STORED DATA:

════

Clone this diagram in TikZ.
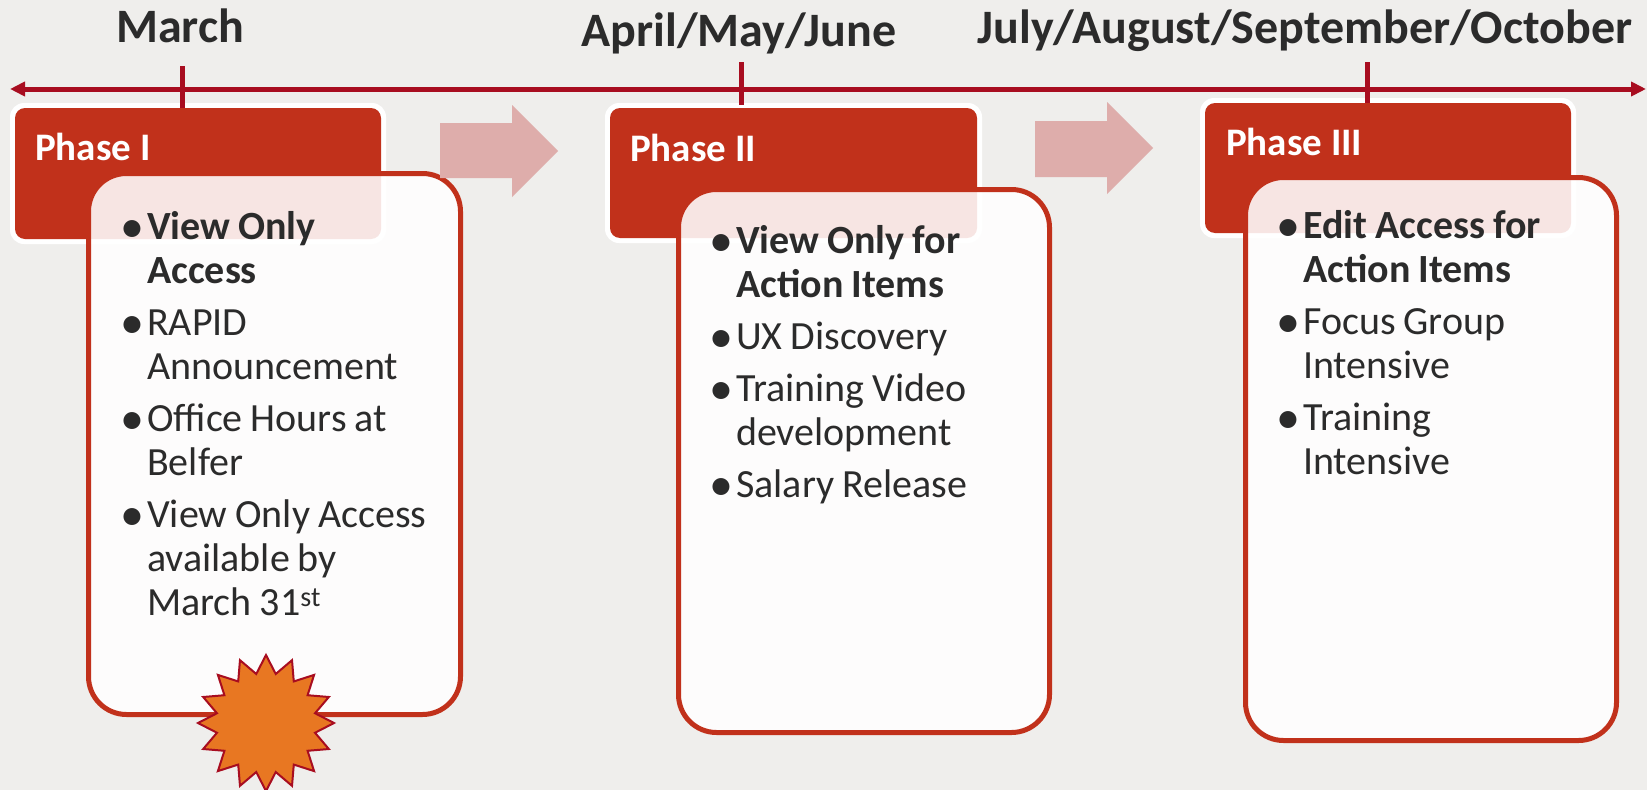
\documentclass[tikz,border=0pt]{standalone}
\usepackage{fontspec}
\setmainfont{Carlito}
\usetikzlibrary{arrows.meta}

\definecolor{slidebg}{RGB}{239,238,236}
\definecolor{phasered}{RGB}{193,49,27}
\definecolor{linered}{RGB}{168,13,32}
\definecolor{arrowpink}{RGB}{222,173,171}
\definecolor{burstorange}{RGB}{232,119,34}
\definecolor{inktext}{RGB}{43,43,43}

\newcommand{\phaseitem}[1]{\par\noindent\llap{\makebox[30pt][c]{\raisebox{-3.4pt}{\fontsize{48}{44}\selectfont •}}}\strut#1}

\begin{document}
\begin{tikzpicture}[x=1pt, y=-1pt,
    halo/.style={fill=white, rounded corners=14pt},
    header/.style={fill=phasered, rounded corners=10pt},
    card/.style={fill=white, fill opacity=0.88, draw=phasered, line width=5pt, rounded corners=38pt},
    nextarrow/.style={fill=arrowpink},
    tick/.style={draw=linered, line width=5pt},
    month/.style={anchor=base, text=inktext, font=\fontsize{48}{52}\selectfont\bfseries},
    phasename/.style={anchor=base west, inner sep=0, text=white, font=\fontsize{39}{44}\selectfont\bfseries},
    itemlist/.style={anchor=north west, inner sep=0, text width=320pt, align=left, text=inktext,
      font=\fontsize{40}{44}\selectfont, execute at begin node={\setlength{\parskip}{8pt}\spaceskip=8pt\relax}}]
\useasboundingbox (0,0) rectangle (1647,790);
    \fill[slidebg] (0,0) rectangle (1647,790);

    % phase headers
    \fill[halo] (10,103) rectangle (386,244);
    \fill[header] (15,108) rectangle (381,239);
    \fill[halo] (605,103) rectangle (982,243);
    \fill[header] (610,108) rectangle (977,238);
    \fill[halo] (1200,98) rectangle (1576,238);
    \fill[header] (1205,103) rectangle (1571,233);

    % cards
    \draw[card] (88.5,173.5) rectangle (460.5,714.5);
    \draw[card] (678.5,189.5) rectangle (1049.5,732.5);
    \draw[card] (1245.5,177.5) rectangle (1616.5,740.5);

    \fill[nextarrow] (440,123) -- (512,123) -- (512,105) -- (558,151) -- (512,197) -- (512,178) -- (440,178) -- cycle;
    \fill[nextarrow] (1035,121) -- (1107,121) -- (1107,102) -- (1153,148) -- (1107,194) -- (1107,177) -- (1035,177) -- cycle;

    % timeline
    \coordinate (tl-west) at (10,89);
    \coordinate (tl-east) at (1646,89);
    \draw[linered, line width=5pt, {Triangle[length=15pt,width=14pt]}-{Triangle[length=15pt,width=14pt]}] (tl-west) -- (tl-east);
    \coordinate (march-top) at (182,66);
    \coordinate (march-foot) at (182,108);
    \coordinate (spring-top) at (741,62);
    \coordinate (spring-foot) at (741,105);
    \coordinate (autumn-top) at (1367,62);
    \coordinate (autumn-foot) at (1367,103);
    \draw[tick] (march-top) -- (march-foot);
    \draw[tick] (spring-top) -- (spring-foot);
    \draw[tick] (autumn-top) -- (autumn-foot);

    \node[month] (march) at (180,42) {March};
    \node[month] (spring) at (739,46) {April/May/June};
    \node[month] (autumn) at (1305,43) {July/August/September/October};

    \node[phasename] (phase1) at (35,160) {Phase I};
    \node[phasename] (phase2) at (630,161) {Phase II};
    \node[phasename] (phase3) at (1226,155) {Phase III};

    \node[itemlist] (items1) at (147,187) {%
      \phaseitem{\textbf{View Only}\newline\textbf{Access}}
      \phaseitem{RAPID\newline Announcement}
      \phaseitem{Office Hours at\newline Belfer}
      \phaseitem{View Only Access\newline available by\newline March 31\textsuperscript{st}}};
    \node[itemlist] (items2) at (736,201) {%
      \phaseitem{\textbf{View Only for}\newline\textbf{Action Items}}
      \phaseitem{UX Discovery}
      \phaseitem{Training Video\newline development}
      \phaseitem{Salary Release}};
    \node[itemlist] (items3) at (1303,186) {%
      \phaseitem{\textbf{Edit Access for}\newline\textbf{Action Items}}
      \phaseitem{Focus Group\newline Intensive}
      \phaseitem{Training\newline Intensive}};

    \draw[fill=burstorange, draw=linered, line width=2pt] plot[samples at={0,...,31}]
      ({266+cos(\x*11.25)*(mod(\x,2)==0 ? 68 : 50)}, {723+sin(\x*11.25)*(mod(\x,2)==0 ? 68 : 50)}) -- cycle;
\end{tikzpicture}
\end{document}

════

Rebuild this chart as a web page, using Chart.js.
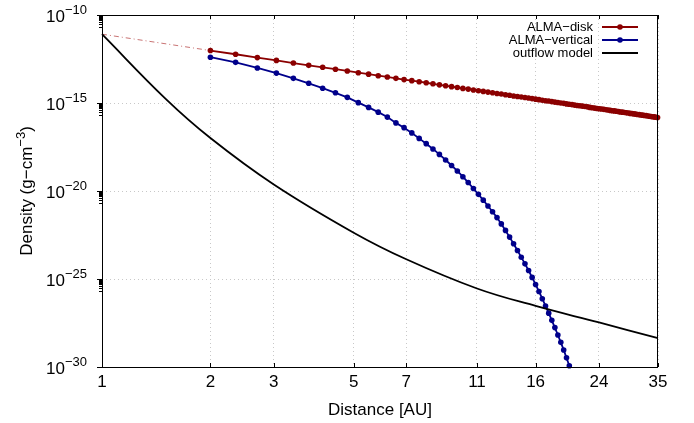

════

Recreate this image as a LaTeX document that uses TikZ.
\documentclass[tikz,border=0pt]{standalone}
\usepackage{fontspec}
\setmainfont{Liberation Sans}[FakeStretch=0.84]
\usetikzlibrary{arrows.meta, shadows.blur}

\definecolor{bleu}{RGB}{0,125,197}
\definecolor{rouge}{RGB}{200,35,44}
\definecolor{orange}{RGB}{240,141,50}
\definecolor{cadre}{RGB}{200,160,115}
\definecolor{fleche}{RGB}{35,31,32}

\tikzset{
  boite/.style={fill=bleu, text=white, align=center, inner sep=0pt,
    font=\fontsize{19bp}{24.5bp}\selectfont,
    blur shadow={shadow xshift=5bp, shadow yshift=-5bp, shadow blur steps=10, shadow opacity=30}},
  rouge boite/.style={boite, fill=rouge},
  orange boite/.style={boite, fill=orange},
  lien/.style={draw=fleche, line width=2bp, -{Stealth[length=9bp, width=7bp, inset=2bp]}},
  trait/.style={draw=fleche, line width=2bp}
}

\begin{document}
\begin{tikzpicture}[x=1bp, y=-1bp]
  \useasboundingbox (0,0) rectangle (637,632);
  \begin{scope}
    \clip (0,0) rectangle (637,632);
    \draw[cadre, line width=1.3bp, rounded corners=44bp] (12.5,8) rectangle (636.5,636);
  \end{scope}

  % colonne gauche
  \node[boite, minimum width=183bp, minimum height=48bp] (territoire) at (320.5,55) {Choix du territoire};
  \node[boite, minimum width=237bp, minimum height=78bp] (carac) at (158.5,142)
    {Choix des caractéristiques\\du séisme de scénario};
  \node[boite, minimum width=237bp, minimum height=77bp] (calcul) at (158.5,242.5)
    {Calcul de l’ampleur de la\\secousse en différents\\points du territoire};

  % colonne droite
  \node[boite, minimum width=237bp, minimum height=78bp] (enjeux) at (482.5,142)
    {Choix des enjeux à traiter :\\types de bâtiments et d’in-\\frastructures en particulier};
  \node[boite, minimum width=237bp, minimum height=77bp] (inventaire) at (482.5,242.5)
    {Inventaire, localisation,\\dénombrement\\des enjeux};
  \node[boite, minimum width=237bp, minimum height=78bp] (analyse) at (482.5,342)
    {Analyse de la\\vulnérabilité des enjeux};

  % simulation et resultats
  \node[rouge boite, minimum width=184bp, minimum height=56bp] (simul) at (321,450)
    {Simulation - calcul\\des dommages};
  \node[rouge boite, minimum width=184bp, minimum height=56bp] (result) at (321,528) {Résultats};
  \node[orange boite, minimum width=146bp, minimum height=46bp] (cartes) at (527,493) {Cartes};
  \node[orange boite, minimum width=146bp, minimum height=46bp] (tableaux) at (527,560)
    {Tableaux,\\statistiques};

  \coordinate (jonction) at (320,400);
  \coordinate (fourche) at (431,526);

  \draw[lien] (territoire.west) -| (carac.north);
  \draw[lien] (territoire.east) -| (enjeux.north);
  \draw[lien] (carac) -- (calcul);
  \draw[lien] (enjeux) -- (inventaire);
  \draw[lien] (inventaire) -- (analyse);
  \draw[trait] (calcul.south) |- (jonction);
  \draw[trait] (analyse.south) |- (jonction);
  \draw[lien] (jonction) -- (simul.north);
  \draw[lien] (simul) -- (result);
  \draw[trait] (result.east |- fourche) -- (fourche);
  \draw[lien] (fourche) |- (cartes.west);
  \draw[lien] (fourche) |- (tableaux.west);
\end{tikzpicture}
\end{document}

════

PROBLEM TO WORK ON: Exactly the lines from the line containing "Recreate this image" to the line containing "de la\\vulnérabilité des", both included, are to be set down; no other line belongs in the answer.

TASK OUTPUT:
Recreate this image as a LaTeX document that uses TikZ.
\documentclass[tikz,border=0pt]{standalone}
\usepackage{fontspec}
\setmainfont{Liberation Sans}[FakeStretch=0.84]
\usetikzlibrary{arrows.meta, shadows.blur}

\definecolor{bleu}{RGB}{0,125,197}
\definecolor{rouge}{RGB}{200,35,44}
\definecolor{orange}{RGB}{240,141,50}
\definecolor{cadre}{RGB}{200,160,115}
\definecolor{fleche}{RGB}{35,31,32}

\tikzset{
  boite/.style={fill=bleu, text=white, align=center, inner sep=0pt,
    font=\fontsize{19bp}{24.5bp}\selectfont,
    blur shadow={shadow xshift=5bp, shadow yshift=-5bp, shadow blur steps=10, shadow opacity=30}},
  rouge boite/.style={boite, fill=rouge},
  orange boite/.style={boite, fill=orange},
  lien/.style={draw=fleche, line width=2bp, -{Stealth[length=9bp, width=7bp, inset=2bp]}},
  trait/.style={draw=fleche, line width=2bp}
}

\begin{document}
\begin{tikzpicture}[x=1bp, y=-1bp]
  \useasboundingbox (0,0) rectangle (637,632);
  \begin{scope}
    \clip (0,0) rectangle (637,632);
    \draw[cadre, line width=1.3bp, rounded corners=44bp] (12.5,8) rectangle (636.5,636);
  \end{scope}

  % colonne gauche
  \node[boite, minimum width=183bp, minimum height=48bp] (territoire) at (320.5,55) {Choix du territoire};
  \node[boite, minimum width=237bp, minimum height=78bp] (carac) at (158.5,142)
    {Choix des caractéristiques\\du séisme de scénario};
  \node[boite, minimum width=237bp, minimum height=77bp] (calcul) at (158.5,242.5)
    {Calcul de l’ampleur de la\\secousse en différents\\points du territoire};

  % colonne droite
  \node[boite, minimum width=237bp, minimum height=78bp] (enjeux) at (482.5,142)
    {Choix des enjeux à traiter :\\types de bâtiments et d’in-\\frastructures en particulier};
  \node[boite, minimum width=237bp, minimum height=77bp] (inventaire) at (482.5,242.5)
    {Inventaire, localisation,\\dénombrement\\des enjeux};
  \node[boite, minimum width=237bp, minimum height=78bp] (analyse) at (482.5,342)
    {Analyse de la\\vulnérabilité des enjeux};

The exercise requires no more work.